I was shocked when I heard about this. This kid, if you excuse my personification, is an athlete! Thoroughbreds usually only race for a few years. If they're lucky, 'till they're six. They are bred and built to run and have an amazing lung capacity. The majority of thoroughbreds are runners. That's their job. Racehorse or not. Whenever I hear of a horse who broke through the gate too early, or was kicked, or flipped over the rail, it's upsetting. Only some of them, like Barbaro, survive a break like that. Some injured racehorses get lucky, like my horse and another up at the barn I'm at. My horse was taken out of the races because he had bowed his right tendon by groomer's mistake. His leg was wrapped incorrectly and that ruined his racing "career". I say "career" because, he wouldn't have stayed on the track very long...He was really bad at it. Anyway! I've lost where I was going with this...ONWARDS!

Back to Barbaro. In a split second, a young colt's life was falling in the air. His owners are doing everything possible for him to get better. If he makes it, which is most likely, it just so happens that for career earnings, he has made $2,302,200. 7 starts, 6 wins. Amazing huh? When he heals, he'll be looking forward to lounging in an open green field waiting people to pay him to be the sire or their mare's foal. What a life!

5.17.2006

What.It's.Done.For.Me

Don't you hate the feeling you get when you think you've let an entire group of people down? Even if it's not a big deal or you're told that it's fine and no one will think less of you, you still feel horrible and feel like you're a let down. God, it's so obnoxious.

I was going to talk about what I've gotten out of creative writing. I was going to say how it has changed me for the worse. I was going to say that ever since I was told that I have no self-confidence, I haven't been able to find the confidence that I had before. I said less in class. I didn't bother typing anything that had to do with our daily discussions. But this is really what I have gotten out of creative writing:

I have found that yeah, my self-confidence meter is almost at zero, but that's me. No matter what people say, I'll always be Maddy. Okay, I lied. My self-confidence meter is not at zero. When I'm out with my friends, I'm not timid or afraid to speak my opinion. I do degrade myself time and time again, but it helps me realize that I'm normal. Everyone does it! Oh jeez, I'm following a trend. What a let down! (I hope you realize that statement is definately sarcastic). I'm not saying that people who are timid and shy don't have any self-confidence. Not trying to say that at all.
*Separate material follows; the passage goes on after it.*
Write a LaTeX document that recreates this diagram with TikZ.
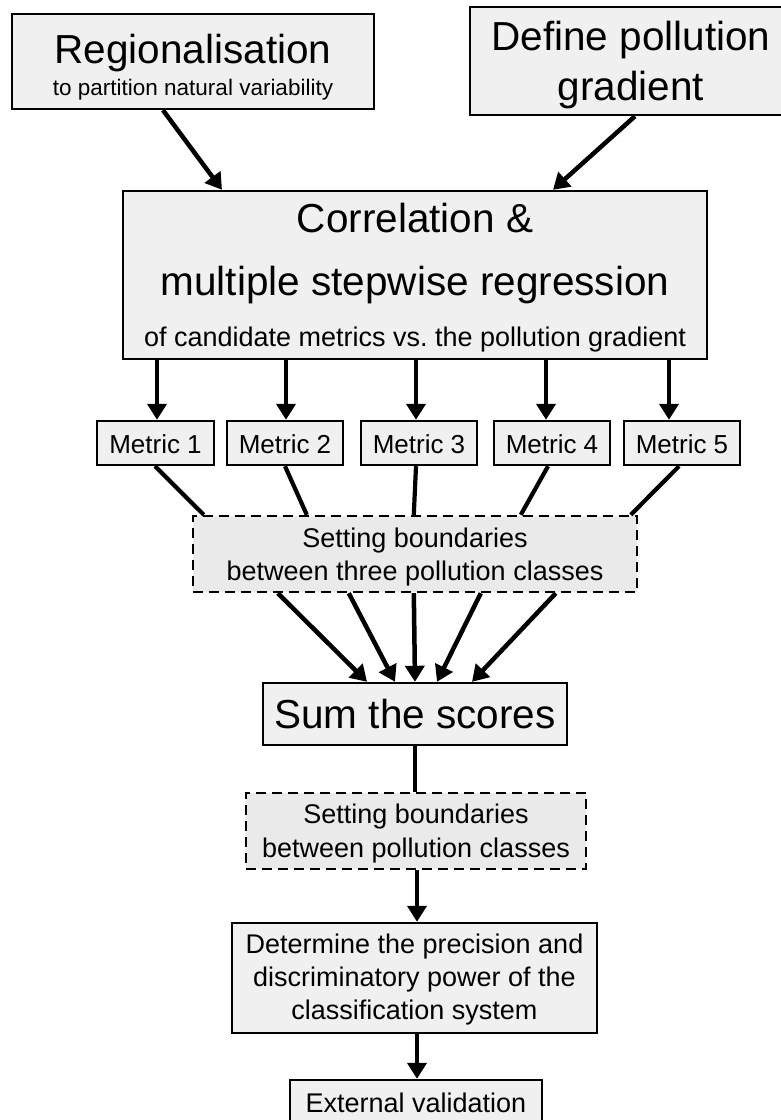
\documentclass[tikz,border=0pt]{standalone}
\usepackage{fontspec}
\setmainfont{Liberation Sans}
\usetikzlibrary{arrows.meta,calc}
\definecolor{boxfill}{RGB}{240,240,240}
\definecolor{dashfill}{RGB}{234,234,234}
\tikzset{
  box/.style={draw, line width=2.4pt, fill=boxfill, inner sep=0pt},
  dbox/.style={draw, line width=2.4pt, fill=dashfill, inner sep=0pt, dash pattern=on 10pt off 6pt},
  txt/.style={inner sep=0pt, anchor=base},
  big/.style={font=\fontsize{40.5}{48}\selectfont},
  med/.style={font=\fontsize{27}{32}\selectfont},
  met/.style={font=\fontsize{26}{30}\selectfont},
  sml/.style={font=\fontsize{22.5}{26}\selectfont},
  arr/.style={line width=4.5pt, -{Triangle[length=16pt,width=19pt]}},
  conn/.style={line width=4.2pt}
}
\begin{document}
\begin{tikzpicture}[x=1pt,y=-1pt]
\useasboundingbox (0,0) rectangle (781,1120);
\fill[white] (0,0) rectangle (781,1120);

% boxes
\node[box, minimum width=362pt, minimum height=95pt] (reg) at (193,61.5) {};
\node[box, minimum width=322pt, minimum height=108pt] (def) at (631,61) {};
\node[box, minimum width=584pt, minimum height=168pt] (cor) at (415,275) {};
\node[box, minimum width=117pt, minimum height=44pt] (m1) at (155.5,443) {};
\node[box, minimum width=116pt, minimum height=44pt] (m2) at (285,443) {};
\node[box, minimum width=116pt, minimum height=44pt] (m3) at (419,443) {};
\node[box, minimum width=116pt, minimum height=44pt] (m4) at (552,443) {};
\node[box, minimum width=116pt, minimum height=44pt] (m5) at (682,443) {};
\node[dbox, minimum width=444pt, minimum height=76pt] (sb) at (415,554) {};
\node[box, minimum width=304pt, minimum height=62pt] (sum) at (415,714) {};
\node[dbox, minimum width=340pt, minimum height=76pt] (sb2) at (416,831) {};
\node[box, minimum width=365pt, minimum height=110pt] (det) at (414.5,978) {};
\node[box, minimum width=252pt, minimum height=44pt] (ext) at (416,1102) {};

% texts
\node[txt,big] (t-reg1) at (193,63) {Regionalisation};
\node[txt,sml] (t-reg2) at (193,95) {to partition natural variability};
\node[txt,big] (t-def1) at (631,50) {Define pollution};
\node[txt,big] (t-def2) at (631,100) {gradient};
\node[txt,big] (t-cor1) at (415,232) {Correlation \&};
\node[txt,big] (t-cor2) at (415,295) {multiple stepwise regression};
\node[txt,med] (t-cor3) at (415,346) {of candidate metrics vs.\ the pollution gradient};
\node[txt,met] (t-m1) at (155.5,453) {Metric 1};
\node[txt,met] (t-m2) at (285,453) {Metric 2};
\node[txt,met] (t-m3) at (419,453) {Metric 3};
\node[txt,met] (t-m4) at (552,453) {Metric 4};
\node[txt,met] (t-m5) at (682,453) {Metric 5};
\node[txt,med] (t-sb1) at (415,547) {Setting boundaries};
\node[txt,med] (t-sb2) at (415,580) {between three pollution classes};
\node[txt,big] (t-sum) at (415,728) {Sum the scores};
\node[txt,med] (t-sbb1) at (416,823) {Setting boundaries};
\node[txt,med] (t-sbb2) at (416,857) {between pollution classes};
\node[txt,med] (t-det1) at (414.5,953) {Determine the precision and};
\node[txt,med] (t-det2) at (414.5,986) {discriminatory power of the};
\node[txt,med] (t-det3) at (414.5,1019) {classification system};
\node[txt,med] (t-ext) at (416,1112) {External validation};

% connectors
\draw[arr] ([xshift=-30pt]reg.south) -- ([xshift=-193pt]cor.north);
\draw[arr] ([xshift=4pt]def.south) -- ([xshift=138pt]cor.north);

\draw[arr] ($(m1.north |- cor.south)+(1.5,0)$) -- ($(m1.north)+(1.5,0)$);
\draw[arr] ($(m2.north |- cor.south)+(1,0)$) -- ($(m2.north)+(1,0)$);
\draw[arr] ($(m3.north |- cor.south)+(-3,0)$) -- ($(m3.north)+(-3,0)$);
\draw[arr] ($(m4.north |- cor.south)+(-6,0)$) -- ($(m4.north)+(-6,0)$);
\draw[arr] ($(m5.north |- cor.south)+(-13,0)$) -- ($(m5.north)+(-13,0)$);

\draw[conn] ($(m1.south)+(-0.5,0)$) -- ($(sb.north west)+(12,0)$);
\draw[conn] (m2.south) -- ($(sb.north west)+(115,0)$);
\draw[conn] ($(m3.south)+(-3,0)$) -- ($(sb.north west)+(222,0)$);
\draw[conn] ($(m4.south)+(-4,0)$) -- ($(sb.north west)+(329,0)$);
\draw[conn] ($(m5.south)+(-3,0)$) -- ($(sb.north west)+(439,0)$);

\draw[arr] ($(sb.south west)+(86,0)$) -- ($(sum.north)+(-48,0)$);
\draw[arr] ($(sb.south west)+(157,0)$) -- ($(sum.north)+(-20,0)$);
\draw[arr] ($(sb.south west)+(222,0)$) -- (sum.north);
\draw[arr] ($(sb.south west)+(289,0)$) -- ($(sum.north)+(22,0)$);
\draw[arr] ($(sb.south west)+(364,0)$) -- ($(sum.north)+(57,0)$);

\draw[conn] (sum.south) -- (sum.south |- sb2.north);
\draw[arr] ($(sb2.south)+(1,0)$) -- ($(sb2.south |- det.north)+(1,0)$);
\draw[arr] ($(det.south)+(2.5,0)$) -- ($(det.south |- ext.north)+(2.5,0)$);
\end{tikzpicture}
\end{document}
Then I thought, what if I'm faking the comfort I have in myself? What if my wacky, crazy side is just a cover up to make people think that I just, don't care what people think of me and that I have all the confidence in the world. But why would I do that? I asked a few people out of school and out of my normal "gang" what they thought about me and my self-confidence. They said I have more confidence than I allow myself to think I have.

It had finally dawned on me today.

What creative writing class has done for me.
How creative writing class has changed me.

It has made me realize my confidence is exactly whatever the hell I make it to be. I have more confidence in some things than others and I just focus on what other people see my confidence as. Whether it be in my own work, memorizing lines for a play and reciting in front of "professionals", or just walking around with a bunch of friends.

My confidence is what I make of it, not what I let others to tell me it is.

This is EXACTLY what creative writing has done for me.